··· Task inputs

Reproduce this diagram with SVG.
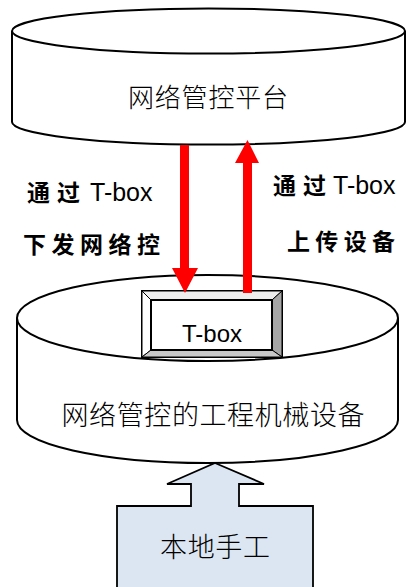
<svg xmlns="http://www.w3.org/2000/svg" width="406" height="587" viewBox="0 0 406 587">
<defs>
<style>
.ln{fill:#fff;stroke:#000;stroke-width:2}
.cjk{font-family:"Noto Sans CJK SC","Noto Sans",sans-serif;font-weight:300;fill:#000}
.lbl{font-family:"Noto Sans CJK SC",sans-serif;font-weight:bold;font-size:23px;fill:#000}
.lat{font-family:"Liberation Sans",Arial,sans-serif;font-weight:normal;font-size:25px;fill:#000}
.red{fill:#ff0000}
</style>
</defs>
<rect width="406" height="587" fill="#fff"/>
<g id="platform">
<path class="ln" d="M12,31 L12,122 A196.5,22.5 0 0 0 405,122 L405,31"/>
<ellipse class="ln" cx="208.5" cy="31" rx="196.5" ry="22.5"/>
<text class="cjk" x="208" y="107" font-size="26" text-anchor="middle" textLength="160">网络管控平台</text>
</g>
<g id="equipment">
<path class="ln" d="M17,318 L17,420 A190.5,43 0 0 0 398,420 L398,318"/>
<ellipse class="ln" cx="207.5" cy="318" rx="190.5" ry="43"/>
<text class="cjk" x="213" y="425" font-size="27" text-anchor="middle" textLength="303">网络管控的工程机械设备</text>
</g>
<g id="tbox">
<rect x="142" y="291" width="140" height="66" fill="#fff" stroke="#000" stroke-width="2"/>
<polygon points="142,291 282,291 272,300 151,300" fill="#eeeeee" stroke="#000" stroke-width="1"/>
<polygon points="142,291 151,300 151,350 142,357" fill="#ffffff" stroke="#000" stroke-width="1"/>
<polygon points="282,291 282,357 272,350 272,300" fill="#a6a6a6" stroke="#000" stroke-width="1"/>
<polygon points="142,357 151,350 272,350 282,357" fill="#c8c8c8" stroke="#000" stroke-width="1"/>
<rect x="151" y="300" width="121" height="50" fill="#fff" stroke="#000" stroke-width="2"/>
<text x="212" y="342" font-family="Liberation Sans, Arial, sans-serif" font-size="24" text-anchor="middle" fill="#000">T-box</text>
</g>
<g id="manual">
<path d="M215,463 L264,484 L239,484 L239,506 L313,506 L313,590 L117,590 L117,506 L191,506 L191,484 L167,484 Z" fill="#dce6f2" stroke="#000" stroke-width="1.8" stroke-linejoin="miter"/>
<text class="cjk" x="215" y="557" font-size="27" text-anchor="middle" textLength="110">本地手工</text>
</g>
<g id="connectors">
<path class="red" d="M180,145 L189,145 L189,268 L198,268 L185,293 L172,268 L180,268 Z"/>
<path class="red" d="M243,293 L252,293 L252,163 L259,163 L247.5,140 L235,163 L243,163 Z"/>
</g>
<g id="labels">
<text class="lbl" x="27" y="201" font-size="22"><tspan textLength="53">通过</tspan><tspan class="lat" x="90">T-box</tspan></text>
<text class="lbl" x="23" y="253" textLength="137">下发网络控</text>
<text class="lbl" x="273" y="194" font-size="22"><tspan textLength="53">通过</tspan><tspan class="lat" x="333">T-box</tspan></text>
<text class="lbl" x="287" y="250" textLength="108">上传设备</text>
</g>
</svg>
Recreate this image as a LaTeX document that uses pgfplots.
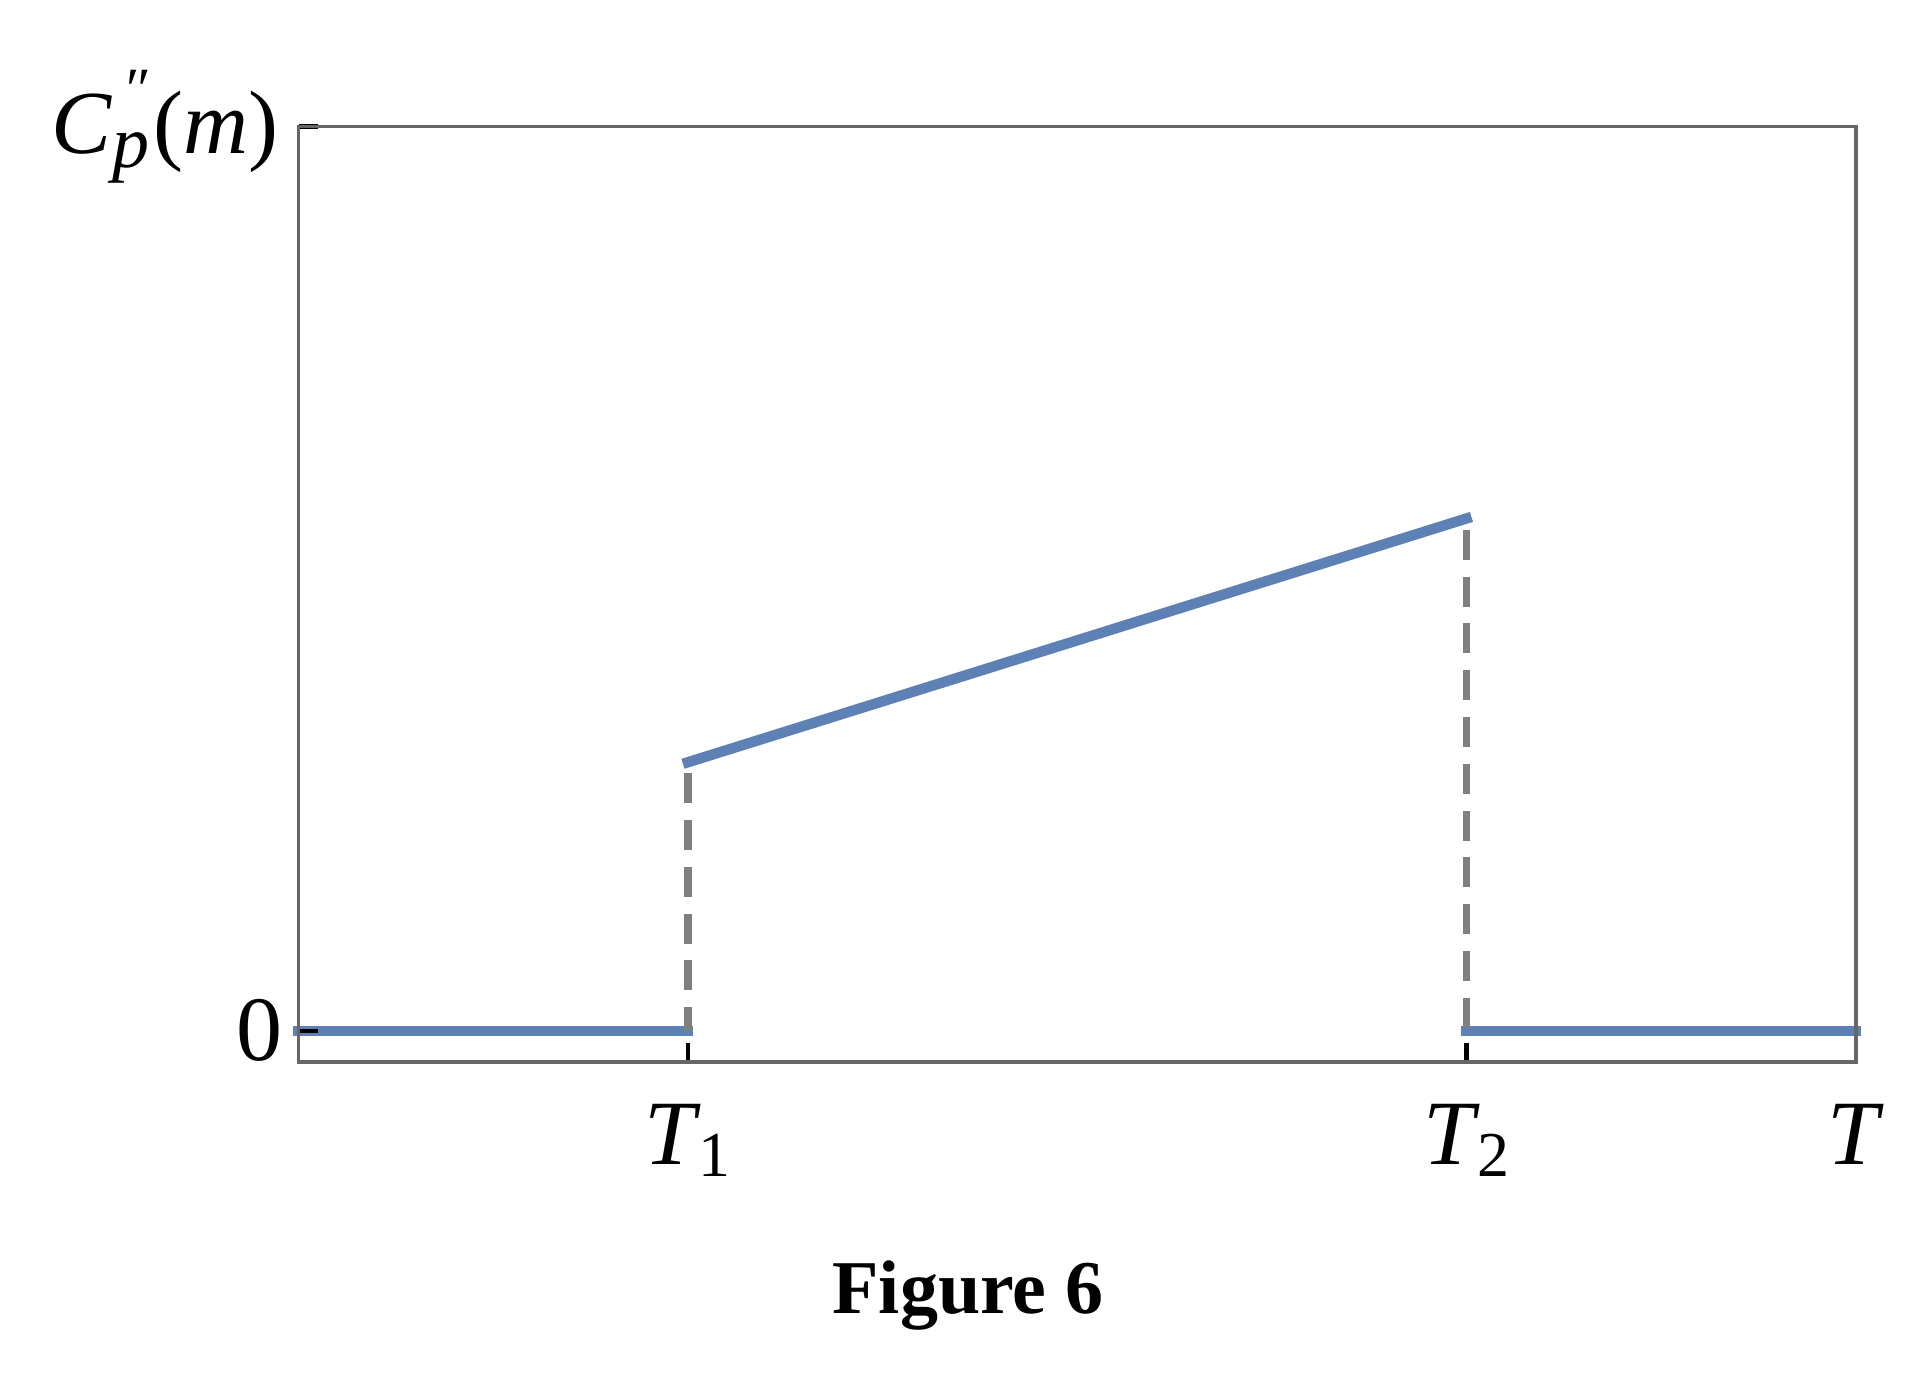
\documentclass[border=0pt]{standalone}
\usepackage{fontspec}
\setmainfont{Liberation Serif}
\usepackage{pgfplots}
\pgfplotsset{compat=1.18}
\definecolor{mblue}{RGB}{94,129,181}
\definecolor{frame}{RGB}{102,102,102}
\definecolor{dgray}{RGB}{128,128,128}
\newcommand{\Tsub}[1]{\textit{T}\kern-0.03em\raisebox{-3pt}{\fontsize{16}{16}\selectfont #1}}
\newcommand{\Cpp}{\fontsize{22.5}{26}\selectfont\textit{C}\kern0.01em\rlap{\kern2.5pt\raisebox{11pt}{\fontsize{15}{15}\selectfont\textit{″}}}\raisebox{-3.6pt}{\fontsize{18.5}{18.5}\selectfont\textit{p}}\kern0.04em(\textit{m})\kern0.9pt}
\begin{document}
\begin{tikzpicture}[x=1pt,y=1pt]
\useasboundingbox (0,0) rectangle (481.75,343.5);
\begin{axis}[at={(74.65pt,78.05pt)}, anchor=south west, scale only axis,
  width=389.3pt, height=233.8pt,
  xmin=0, xmax=1, ymin=-0.0343, ymax=1,
  axis on top, clip=false,
  axis line style={frame, line width=0.9pt},
  xtick={0.25,0.75,1}, xticklabels={\Tsub{1},\Tsub{2},\textit{T}},
  ytick={0,1}, yticklabels={0,\Cpp},
  tick align=inside, xtick pos=bottom, ytick pos=left,
  major tick length=4.75pt,
  tick style={black, line width=1.1pt},
  tick label style={font=\fontsize{23}{27}\selectfont},
  xticklabel style={yshift=-7pt},
  yticklabel style={xshift=-0.6pt},
]
\addplot[mblue, line width=2.6pt, line cap=rect] coordinates {(0,0) (0.25,0)};
\addplot[mblue, line width=2.6pt, line cap=rect] coordinates {(0.25,0.297) (0.75,0.5666)};
\addplot[mblue, line width=2.6pt, line cap=rect] coordinates {(0.75,0) (1,0)};
\addplot[dgray, line width=1.8pt, dash pattern=on 7.5pt off 4.2pt] coordinates {(0.25,0.285) (0.25,0)};
\addplot[dgray, line width=1.8pt, dash pattern=on 7.5pt off 4.2pt] coordinates {(0.75,0.554) (0.75,0)};
\end{axis}
\node[anchor=base, font=\bfseries\fontsize{19}{22}\selectfont] at (242,15.25) {Figure 6};
\end{tikzpicture}
\end{document}
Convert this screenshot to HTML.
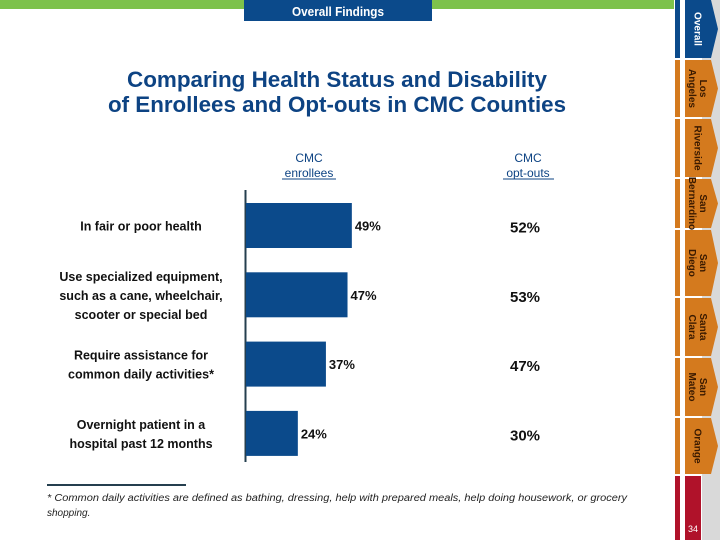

······

Exercise aim
Copy out all the data without changing anything, and drop the pictures.

Exercise result
Reproduce this diagram with SVG.
<svg xmlns="http://www.w3.org/2000/svg" width="406" height="587" viewBox="0 0 406 587">
<defs>
<style>
.ln{fill:#fff;stroke:#000;stroke-width:2}
.cjk{font-family:"Noto Sans CJK SC","Noto Sans",sans-serif;font-weight:300;fill:#000}
.lbl{font-family:"Noto Sans CJK SC",sans-serif;font-weight:bold;font-size:23px;fill:#000}
.lat{font-family:"Liberation Sans",Arial,sans-serif;font-weight:normal;font-size:25px;fill:#000}
.red{fill:#ff0000}
</style>
</defs>
<rect width="406" height="587" fill="#fff"/>
<g id="platform">
<path class="ln" d="M12,31 L12,122 A196.5,22.5 0 0 0 405,122 L405,31"/>
<ellipse class="ln" cx="208.5" cy="31" rx="196.5" ry="22.5"/>
<text class="cjk" x="208" y="107" font-size="26" text-anchor="middle" textLength="160">网络管控平台</text>
</g>
<g id="equipment">
<path class="ln" d="M17,318 L17,420 A190.5,43 0 0 0 398,420 L398,318"/>
<ellipse class="ln" cx="207.5" cy="318" rx="190.5" ry="43"/>
<text class="cjk" x="213" y="425" font-size="27" text-anchor="middle" textLength="303">网络管控的工程机械设备</text>
</g>
<g id="tbox">
<rect x="142" y="291" width="140" height="66" fill="#fff" stroke="#000" stroke-width="2"/>
<polygon points="142,291 282,291 272,300 151,300" fill="#eeeeee" stroke="#000" stroke-width="1"/>
<polygon points="142,291 151,300 151,350 142,357" fill="#ffffff" stroke="#000" stroke-width="1"/>
<polygon points="282,291 282,357 272,350 272,300" fill="#a6a6a6" stroke="#000" stroke-width="1"/>
<polygon points="142,357 151,350 272,350 282,357" fill="#c8c8c8" stroke="#000" stroke-width="1"/>
<rect x="151" y="300" width="121" height="50" fill="#fff" stroke="#000" stroke-width="2"/>
<text x="212" y="342" font-family="Liberation Sans, Arial, sans-serif" font-size="24" text-anchor="middle" fill="#000">T-box</text>
</g>
<g id="manual">
<path d="M215,463 L264,484 L239,484 L239,506 L313,506 L313,590 L117,590 L117,506 L191,506 L191,484 L167,484 Z" fill="#dce6f2" stroke="#000" stroke-width="1.8" stroke-linejoin="miter"/>
<text class="cjk" x="215" y="557" font-size="27" text-anchor="middle" textLength="110">本地手工</text>
</g>
<g id="connectors">
<path class="red" d="M180,145 L189,145 L189,268 L198,268 L185,293 L172,268 L180,268 Z"/>
<path class="red" d="M243,293 L252,293 L252,163 L259,163 L247.5,140 L235,163 L243,163 Z"/>
</g>
<g id="labels">
<text class="lbl" x="27" y="201" font-size="22"><tspan textLength="53">通过</tspan><tspan class="lat" x="90">T-box</tspan></text>
<text class="lbl" x="23" y="253" textLength="137">下发网络控</text>
<text class="lbl" x="273" y="194" font-size="22"><tspan textLength="53">通过</tspan><tspan class="lat" x="333">T-box</tspan></text>
<text class="lbl" x="287" y="250" textLength="108">上传设备</text>
</g>
</svg>
Recreate this image as a LaTeX document that uses pgfplots.
\documentclass[border=0pt]{standalone}
\usepackage{fontspec}
\setmainfont{Liberation Serif}
\usepackage{pgfplots}
\pgfplotsset{compat=1.18}
\definecolor{mblue}{RGB}{94,129,181}
\definecolor{frame}{RGB}{102,102,102}
\definecolor{dgray}{RGB}{128,128,128}
\newcommand{\Tsub}[1]{\textit{T}\kern-0.03em\raisebox{-3pt}{\fontsize{16}{16}\selectfont #1}}
\newcommand{\Cpp}{\fontsize{22.5}{26}\selectfont\textit{C}\kern0.01em\rlap{\kern2.5pt\raisebox{11pt}{\fontsize{15}{15}\selectfont\textit{″}}}\raisebox{-3.6pt}{\fontsize{18.5}{18.5}\selectfont\textit{p}}\kern0.04em(\textit{m})\kern0.9pt}
\begin{document}
\begin{tikzpicture}[x=1pt,y=1pt]
\useasboundingbox (0,0) rectangle (481.75,343.5);
\begin{axis}[at={(74.65pt,78.05pt)}, anchor=south west, scale only axis,
  width=389.3pt, height=233.8pt,
  xmin=0, xmax=1, ymin=-0.0343, ymax=1,
  axis on top, clip=false,
  axis line style={frame, line width=0.9pt},
  xtick={0.25,0.75,1}, xticklabels={\Tsub{1},\Tsub{2},\textit{T}},
  ytick={0,1}, yticklabels={0,\Cpp},
  tick align=inside, xtick pos=bottom, ytick pos=left,
  major tick length=4.75pt,
  tick style={black, line width=1.1pt},
  tick label style={font=\fontsize{23}{27}\selectfont},
  xticklabel style={yshift=-7pt},
  yticklabel style={xshift=-0.6pt},
]
\addplot[mblue, line width=2.6pt, line cap=rect] coordinates {(0,0) (0.25,0)};
\addplot[mblue, line width=2.6pt, line cap=rect] coordinates {(0.25,0.297) (0.75,0.5666)};
\addplot[mblue, line width=2.6pt, line cap=rect] coordinates {(0.75,0) (1,0)};
\addplot[dgray, line width=1.8pt, dash pattern=on 7.5pt off 4.2pt] coordinates {(0.25,0.285) (0.25,0)};
\addplot[dgray, line width=1.8pt, dash pattern=on 7.5pt off 4.2pt] coordinates {(0.75,0.554) (0.75,0)};
\end{axis}
\node[anchor=base, font=\bfseries\fontsize{19}{22}\selectfont] at (242,15.25) {Figure 6};
\end{tikzpicture}
\end{document}
Convert this screenshot to HTML.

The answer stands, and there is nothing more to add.